**AIM OF THE TASK**
Quote the records that follow in full, leaving the pictures out.

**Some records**
****************

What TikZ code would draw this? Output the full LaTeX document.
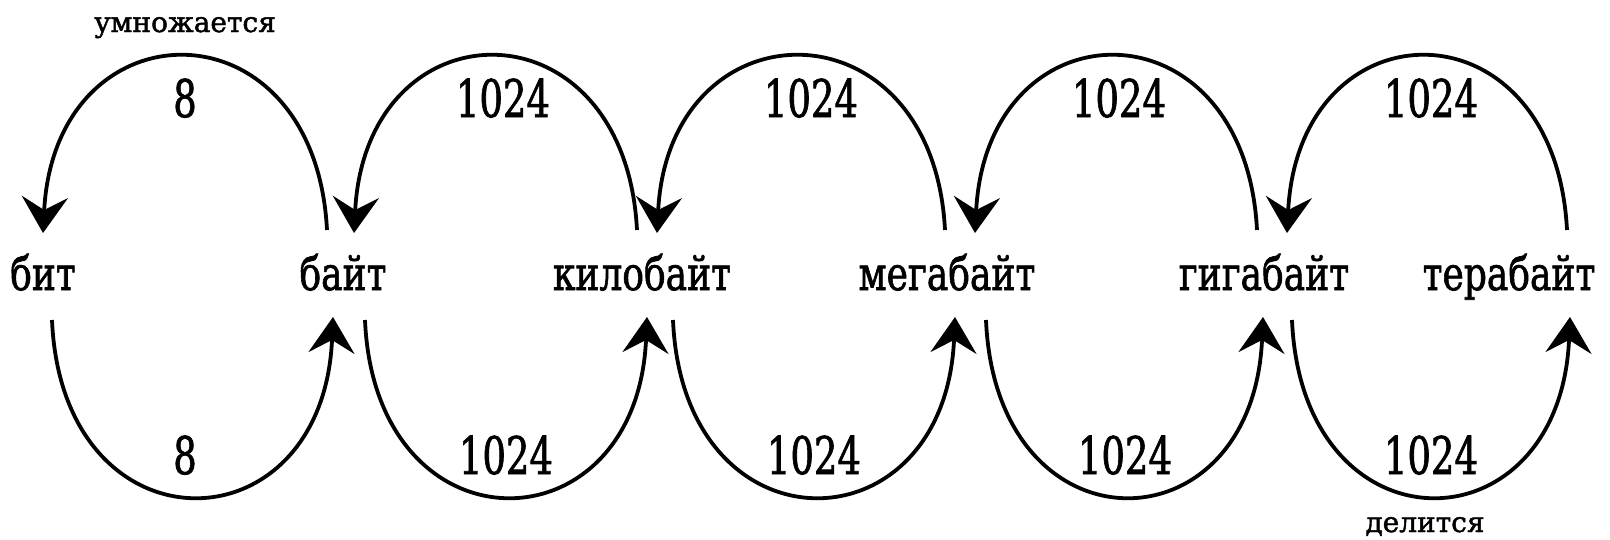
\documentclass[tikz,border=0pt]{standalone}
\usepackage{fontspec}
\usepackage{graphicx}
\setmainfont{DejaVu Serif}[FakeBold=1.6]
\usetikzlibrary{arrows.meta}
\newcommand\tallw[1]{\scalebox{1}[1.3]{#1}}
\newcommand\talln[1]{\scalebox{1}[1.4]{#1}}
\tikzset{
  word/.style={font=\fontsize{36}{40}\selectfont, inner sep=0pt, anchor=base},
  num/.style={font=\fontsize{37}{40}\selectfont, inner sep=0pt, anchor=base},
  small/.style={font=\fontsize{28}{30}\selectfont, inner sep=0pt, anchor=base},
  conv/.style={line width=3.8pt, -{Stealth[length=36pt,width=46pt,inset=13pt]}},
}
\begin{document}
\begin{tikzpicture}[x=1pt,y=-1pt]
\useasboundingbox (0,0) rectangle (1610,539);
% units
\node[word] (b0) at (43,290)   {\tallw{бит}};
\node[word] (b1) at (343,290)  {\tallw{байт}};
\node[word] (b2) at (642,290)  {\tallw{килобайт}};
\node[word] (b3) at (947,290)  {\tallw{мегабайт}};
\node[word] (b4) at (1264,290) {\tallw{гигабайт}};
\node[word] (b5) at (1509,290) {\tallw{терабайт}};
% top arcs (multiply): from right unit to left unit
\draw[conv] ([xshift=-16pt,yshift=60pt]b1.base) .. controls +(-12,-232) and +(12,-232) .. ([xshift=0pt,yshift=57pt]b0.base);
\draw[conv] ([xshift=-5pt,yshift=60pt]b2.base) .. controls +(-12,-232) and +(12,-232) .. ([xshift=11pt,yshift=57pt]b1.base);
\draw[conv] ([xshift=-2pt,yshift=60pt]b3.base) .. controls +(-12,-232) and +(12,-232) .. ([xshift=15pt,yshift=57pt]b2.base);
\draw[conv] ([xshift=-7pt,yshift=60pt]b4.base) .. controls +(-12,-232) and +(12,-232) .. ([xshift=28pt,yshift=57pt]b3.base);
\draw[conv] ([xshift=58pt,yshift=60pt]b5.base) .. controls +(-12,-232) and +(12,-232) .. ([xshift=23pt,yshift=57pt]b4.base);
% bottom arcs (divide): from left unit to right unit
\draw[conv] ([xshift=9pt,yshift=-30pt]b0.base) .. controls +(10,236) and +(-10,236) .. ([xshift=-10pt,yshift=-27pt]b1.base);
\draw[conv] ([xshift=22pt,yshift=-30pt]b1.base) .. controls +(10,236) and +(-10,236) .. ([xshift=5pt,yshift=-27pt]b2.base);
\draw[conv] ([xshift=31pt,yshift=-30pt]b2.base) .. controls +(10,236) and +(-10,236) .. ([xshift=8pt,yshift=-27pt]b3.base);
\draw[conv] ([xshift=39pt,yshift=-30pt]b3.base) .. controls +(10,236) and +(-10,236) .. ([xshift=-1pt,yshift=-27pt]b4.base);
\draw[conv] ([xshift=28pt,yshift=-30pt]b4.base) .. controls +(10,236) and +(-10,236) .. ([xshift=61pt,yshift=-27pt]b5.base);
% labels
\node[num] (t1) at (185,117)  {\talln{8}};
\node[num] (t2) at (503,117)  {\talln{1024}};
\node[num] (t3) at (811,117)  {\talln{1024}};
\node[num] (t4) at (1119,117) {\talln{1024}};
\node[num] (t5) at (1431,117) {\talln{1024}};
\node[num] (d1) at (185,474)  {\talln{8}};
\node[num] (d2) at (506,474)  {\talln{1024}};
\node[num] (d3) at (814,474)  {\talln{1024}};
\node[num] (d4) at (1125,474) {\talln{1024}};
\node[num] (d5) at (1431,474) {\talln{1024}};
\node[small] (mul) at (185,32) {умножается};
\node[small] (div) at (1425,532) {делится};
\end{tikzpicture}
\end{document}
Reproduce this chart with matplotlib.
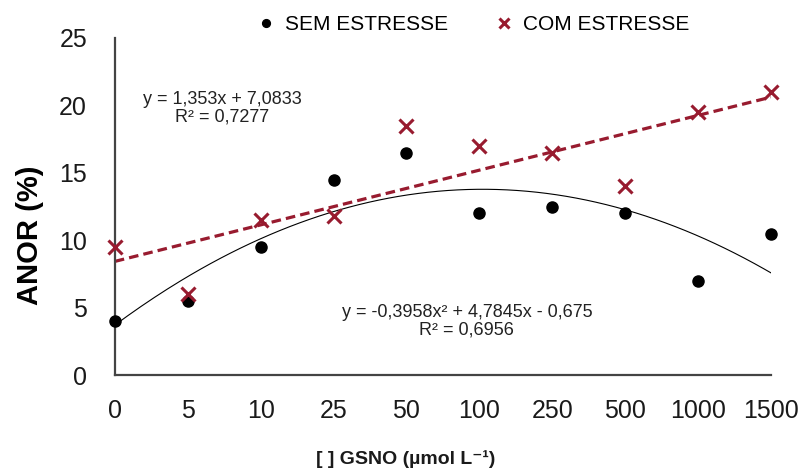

****************

**SOLUTION TO THIS EXERCISE**
What TikZ code would draw this? Output the full LaTeX document.
\documentclass[tikz,border=0pt]{standalone}
\usepackage{fontspec}
\usepackage{graphicx}
\setmainfont{DejaVu Serif}[FakeBold=1.6]
\usetikzlibrary{arrows.meta}
\newcommand\tallw[1]{\scalebox{1}[1.3]{#1}}
\newcommand\talln[1]{\scalebox{1}[1.4]{#1}}
\tikzset{
  word/.style={font=\fontsize{36}{40}\selectfont, inner sep=0pt, anchor=base},
  num/.style={font=\fontsize{37}{40}\selectfont, inner sep=0pt, anchor=base},
  small/.style={font=\fontsize{28}{30}\selectfont, inner sep=0pt, anchor=base},
  conv/.style={line width=3.8pt, -{Stealth[length=36pt,width=46pt,inset=13pt]}},
}
\begin{document}
\begin{tikzpicture}[x=1pt,y=-1pt]
\useasboundingbox (0,0) rectangle (1610,539);
% units
\node[word] (b0) at (43,290)   {\tallw{бит}};
\node[word] (b1) at (343,290)  {\tallw{байт}};
\node[word] (b2) at (642,290)  {\tallw{килобайт}};
\node[word] (b3) at (947,290)  {\tallw{мегабайт}};
\node[word] (b4) at (1264,290) {\tallw{гигабайт}};
\node[word] (b5) at (1509,290) {\tallw{терабайт}};
% top arcs (multiply): from right unit to left unit
\draw[conv] ([xshift=-16pt,yshift=60pt]b1.base) .. controls +(-12,-232) and +(12,-232) .. ([xshift=0pt,yshift=57pt]b0.base);
\draw[conv] ([xshift=-5pt,yshift=60pt]b2.base) .. controls +(-12,-232) and +(12,-232) .. ([xshift=11pt,yshift=57pt]b1.base);
\draw[conv] ([xshift=-2pt,yshift=60pt]b3.base) .. controls +(-12,-232) and +(12,-232) .. ([xshift=15pt,yshift=57pt]b2.base);
\draw[conv] ([xshift=-7pt,yshift=60pt]b4.base) .. controls +(-12,-232) and +(12,-232) .. ([xshift=28pt,yshift=57pt]b3.base);
\draw[conv] ([xshift=58pt,yshift=60pt]b5.base) .. controls +(-12,-232) and +(12,-232) .. ([xshift=23pt,yshift=57pt]b4.base);
% bottom arcs (divide): from left unit to right unit
\draw[conv] ([xshift=9pt,yshift=-30pt]b0.base) .. controls +(10,236) and +(-10,236) .. ([xshift=-10pt,yshift=-27pt]b1.base);
\draw[conv] ([xshift=22pt,yshift=-30pt]b1.base) .. controls +(10,236) and +(-10,236) .. ([xshift=5pt,yshift=-27pt]b2.base);
\draw[conv] ([xshift=31pt,yshift=-30pt]b2.base) .. controls +(10,236) and +(-10,236) .. ([xshift=8pt,yshift=-27pt]b3.base);
\draw[conv] ([xshift=39pt,yshift=-30pt]b3.base) .. controls +(10,236) and +(-10,236) .. ([xshift=-1pt,yshift=-27pt]b4.base);
\draw[conv] ([xshift=28pt,yshift=-30pt]b4.base) .. controls +(10,236) and +(-10,236) .. ([xshift=61pt,yshift=-27pt]b5.base);
% labels
\node[num] (t1) at (185,117)  {\talln{8}};
\node[num] (t2) at (503,117)  {\talln{1024}};
\node[num] (t3) at (811,117)  {\talln{1024}};
\node[num] (t4) at (1119,117) {\talln{1024}};
\node[num] (t5) at (1431,117) {\talln{1024}};
\node[num] (d1) at (185,474)  {\talln{8}};
\node[num] (d2) at (506,474)  {\talln{1024}};
\node[num] (d3) at (814,474)  {\talln{1024}};
\node[num] (d4) at (1125,474) {\talln{1024}};
\node[num] (d5) at (1431,474) {\talln{1024}};
\node[small] (mul) at (185,32) {умножается};
\node[small] (div) at (1425,532) {делится};
\end{tikzpicture}
\end{document}
Reproduce this chart with matplotlib.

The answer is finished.